**DATA TO PROCESS:**
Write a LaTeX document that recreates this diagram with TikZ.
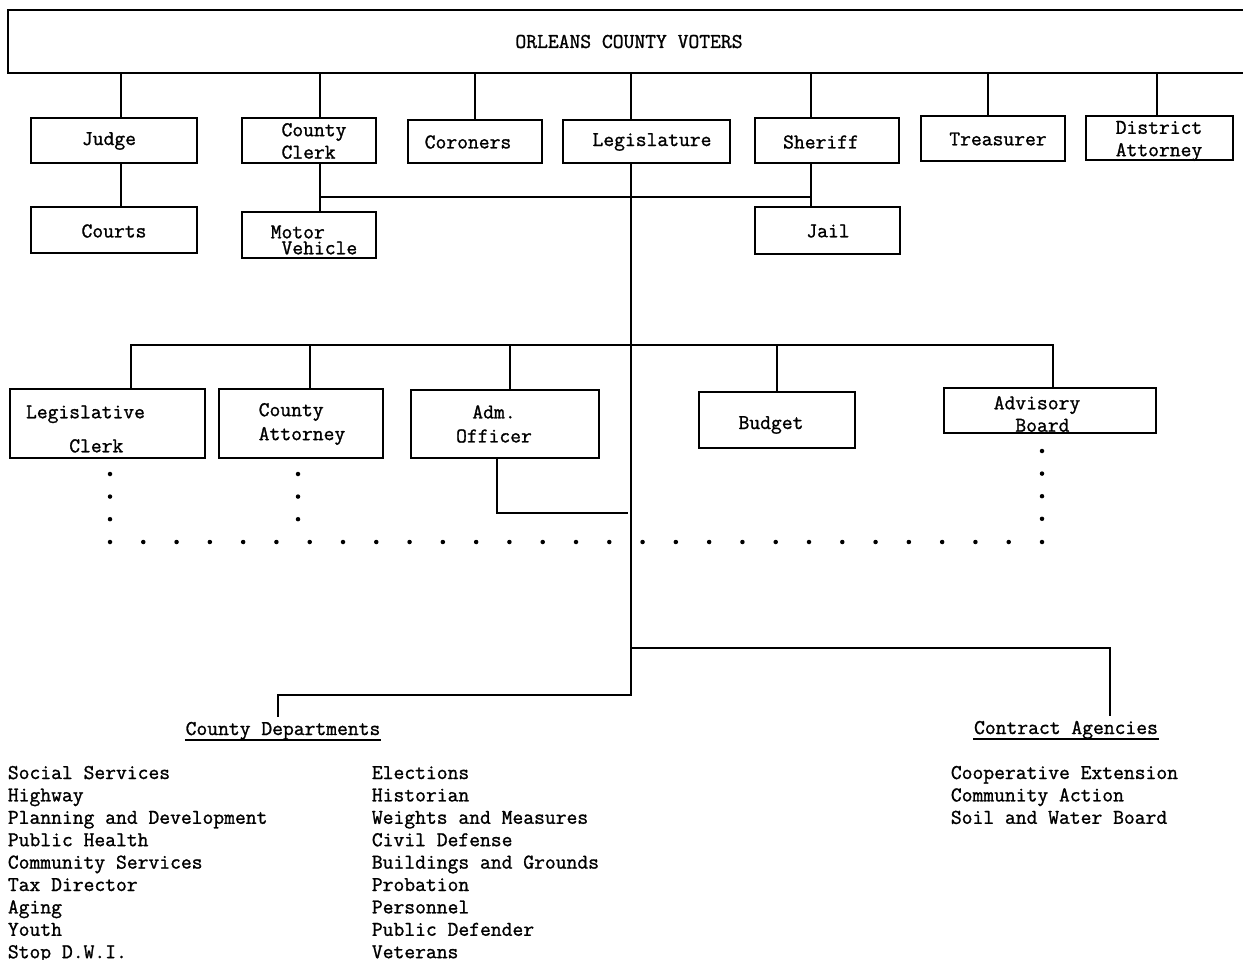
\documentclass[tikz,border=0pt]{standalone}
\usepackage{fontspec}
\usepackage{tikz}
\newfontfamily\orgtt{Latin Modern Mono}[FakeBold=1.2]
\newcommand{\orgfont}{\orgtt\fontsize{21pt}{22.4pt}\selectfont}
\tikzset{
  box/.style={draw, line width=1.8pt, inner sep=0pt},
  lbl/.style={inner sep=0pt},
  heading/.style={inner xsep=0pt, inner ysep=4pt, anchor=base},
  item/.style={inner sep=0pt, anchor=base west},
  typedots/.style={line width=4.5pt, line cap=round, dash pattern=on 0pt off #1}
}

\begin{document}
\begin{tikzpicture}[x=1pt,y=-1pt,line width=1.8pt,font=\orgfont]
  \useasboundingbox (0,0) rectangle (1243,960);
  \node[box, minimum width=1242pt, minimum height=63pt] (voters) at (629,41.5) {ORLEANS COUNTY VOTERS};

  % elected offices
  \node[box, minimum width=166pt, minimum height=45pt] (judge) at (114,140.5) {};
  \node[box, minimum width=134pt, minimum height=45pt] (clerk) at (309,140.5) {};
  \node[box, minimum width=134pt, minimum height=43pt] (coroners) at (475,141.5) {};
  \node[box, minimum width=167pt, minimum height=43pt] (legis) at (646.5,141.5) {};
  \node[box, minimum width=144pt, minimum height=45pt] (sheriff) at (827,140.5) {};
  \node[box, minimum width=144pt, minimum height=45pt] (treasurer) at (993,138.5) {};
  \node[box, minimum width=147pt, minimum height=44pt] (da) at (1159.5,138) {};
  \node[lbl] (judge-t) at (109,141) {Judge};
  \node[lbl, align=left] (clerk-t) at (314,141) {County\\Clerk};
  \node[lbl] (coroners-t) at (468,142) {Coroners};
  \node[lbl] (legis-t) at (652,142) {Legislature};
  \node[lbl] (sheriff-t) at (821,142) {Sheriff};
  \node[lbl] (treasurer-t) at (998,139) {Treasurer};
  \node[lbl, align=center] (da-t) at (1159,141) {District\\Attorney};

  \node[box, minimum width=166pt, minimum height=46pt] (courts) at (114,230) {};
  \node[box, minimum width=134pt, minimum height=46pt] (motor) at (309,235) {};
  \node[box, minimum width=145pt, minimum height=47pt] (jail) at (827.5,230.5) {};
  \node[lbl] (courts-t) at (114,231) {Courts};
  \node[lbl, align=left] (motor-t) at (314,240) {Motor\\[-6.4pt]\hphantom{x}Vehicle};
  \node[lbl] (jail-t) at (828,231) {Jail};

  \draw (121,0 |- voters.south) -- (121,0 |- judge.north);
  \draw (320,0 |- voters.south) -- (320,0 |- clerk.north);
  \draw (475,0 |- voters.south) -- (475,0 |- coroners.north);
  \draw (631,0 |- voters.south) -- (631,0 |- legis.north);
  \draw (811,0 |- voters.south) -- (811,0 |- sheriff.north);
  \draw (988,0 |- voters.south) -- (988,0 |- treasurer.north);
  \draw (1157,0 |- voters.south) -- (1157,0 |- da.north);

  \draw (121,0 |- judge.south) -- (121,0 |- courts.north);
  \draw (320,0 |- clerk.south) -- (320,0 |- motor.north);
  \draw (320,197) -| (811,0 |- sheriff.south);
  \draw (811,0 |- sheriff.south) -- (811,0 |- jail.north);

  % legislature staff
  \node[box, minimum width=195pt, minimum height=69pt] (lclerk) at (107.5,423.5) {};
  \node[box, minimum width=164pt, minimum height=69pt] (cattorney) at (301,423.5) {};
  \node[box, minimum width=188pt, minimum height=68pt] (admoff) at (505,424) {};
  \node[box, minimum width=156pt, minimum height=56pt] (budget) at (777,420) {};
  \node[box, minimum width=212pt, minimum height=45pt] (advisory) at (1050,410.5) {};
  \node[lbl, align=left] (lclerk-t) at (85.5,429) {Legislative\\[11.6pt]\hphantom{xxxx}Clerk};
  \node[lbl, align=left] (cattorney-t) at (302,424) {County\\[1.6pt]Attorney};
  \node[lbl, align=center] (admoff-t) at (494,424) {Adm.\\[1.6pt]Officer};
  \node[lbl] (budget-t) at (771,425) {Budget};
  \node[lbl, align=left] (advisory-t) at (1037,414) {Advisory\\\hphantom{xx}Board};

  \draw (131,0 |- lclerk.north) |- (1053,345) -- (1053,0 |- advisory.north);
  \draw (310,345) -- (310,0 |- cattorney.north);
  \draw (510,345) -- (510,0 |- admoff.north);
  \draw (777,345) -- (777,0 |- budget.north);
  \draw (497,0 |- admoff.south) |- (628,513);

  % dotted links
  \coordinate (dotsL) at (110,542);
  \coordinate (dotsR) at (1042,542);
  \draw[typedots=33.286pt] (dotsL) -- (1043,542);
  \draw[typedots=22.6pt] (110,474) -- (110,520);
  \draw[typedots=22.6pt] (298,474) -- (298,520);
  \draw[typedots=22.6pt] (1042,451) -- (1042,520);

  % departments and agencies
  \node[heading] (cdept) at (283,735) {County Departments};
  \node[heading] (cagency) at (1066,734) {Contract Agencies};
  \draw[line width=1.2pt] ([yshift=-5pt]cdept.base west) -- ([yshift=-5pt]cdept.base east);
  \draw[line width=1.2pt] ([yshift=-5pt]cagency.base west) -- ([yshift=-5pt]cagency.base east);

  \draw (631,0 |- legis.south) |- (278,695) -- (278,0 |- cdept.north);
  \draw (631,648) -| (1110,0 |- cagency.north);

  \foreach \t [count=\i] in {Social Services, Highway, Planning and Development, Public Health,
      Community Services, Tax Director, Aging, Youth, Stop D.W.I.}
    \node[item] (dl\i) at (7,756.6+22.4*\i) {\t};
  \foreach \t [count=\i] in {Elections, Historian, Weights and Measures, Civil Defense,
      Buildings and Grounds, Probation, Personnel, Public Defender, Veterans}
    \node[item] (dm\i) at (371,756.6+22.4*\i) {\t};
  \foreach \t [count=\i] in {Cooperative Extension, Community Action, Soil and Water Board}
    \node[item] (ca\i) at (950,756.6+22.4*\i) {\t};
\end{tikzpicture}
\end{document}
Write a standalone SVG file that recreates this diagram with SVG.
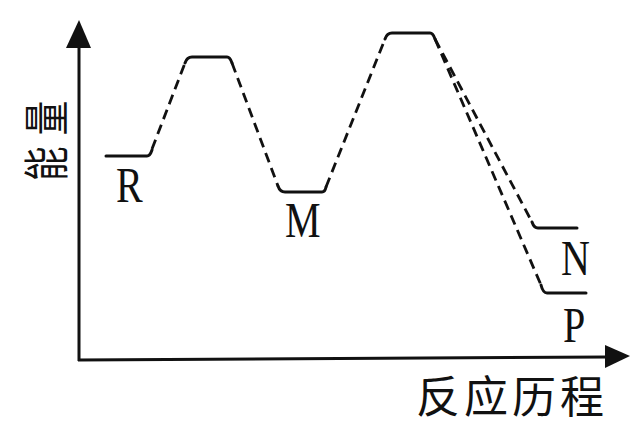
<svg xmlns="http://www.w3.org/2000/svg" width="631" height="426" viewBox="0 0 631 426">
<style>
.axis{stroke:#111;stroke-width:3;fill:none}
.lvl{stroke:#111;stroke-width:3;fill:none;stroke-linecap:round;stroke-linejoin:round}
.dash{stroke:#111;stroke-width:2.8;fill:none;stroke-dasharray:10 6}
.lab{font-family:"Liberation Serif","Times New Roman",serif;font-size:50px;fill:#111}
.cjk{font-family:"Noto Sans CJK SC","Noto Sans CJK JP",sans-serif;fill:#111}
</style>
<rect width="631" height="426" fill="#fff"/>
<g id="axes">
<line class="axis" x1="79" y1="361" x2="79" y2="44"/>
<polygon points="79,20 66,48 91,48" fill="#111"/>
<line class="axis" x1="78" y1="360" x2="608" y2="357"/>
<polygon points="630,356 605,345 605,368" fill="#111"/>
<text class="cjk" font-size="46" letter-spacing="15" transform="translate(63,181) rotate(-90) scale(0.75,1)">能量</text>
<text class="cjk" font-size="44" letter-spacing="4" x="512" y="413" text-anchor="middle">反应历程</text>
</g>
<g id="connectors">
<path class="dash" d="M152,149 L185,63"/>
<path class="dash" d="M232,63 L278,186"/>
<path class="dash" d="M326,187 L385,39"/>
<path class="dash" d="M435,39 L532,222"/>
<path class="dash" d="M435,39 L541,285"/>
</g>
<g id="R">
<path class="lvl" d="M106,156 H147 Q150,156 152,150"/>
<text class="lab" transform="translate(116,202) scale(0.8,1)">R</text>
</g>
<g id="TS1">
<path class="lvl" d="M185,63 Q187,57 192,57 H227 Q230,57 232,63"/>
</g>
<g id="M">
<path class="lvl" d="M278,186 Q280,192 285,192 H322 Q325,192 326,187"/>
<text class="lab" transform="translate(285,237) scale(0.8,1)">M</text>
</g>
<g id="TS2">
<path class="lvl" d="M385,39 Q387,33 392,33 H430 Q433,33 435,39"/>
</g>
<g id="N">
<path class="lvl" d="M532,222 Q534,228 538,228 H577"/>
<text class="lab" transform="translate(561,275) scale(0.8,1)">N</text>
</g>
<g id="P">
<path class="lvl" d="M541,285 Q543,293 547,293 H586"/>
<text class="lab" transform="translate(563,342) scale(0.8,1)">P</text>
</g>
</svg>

**EXERCISE BRIEF:** From the entries, copy out each line containing the word "standalone".

**SOLVED PROBLEM:**
\documentclass[tikz,border=0pt]{standalone}
Write a standalone SVG file that recreates this diagram with SVG.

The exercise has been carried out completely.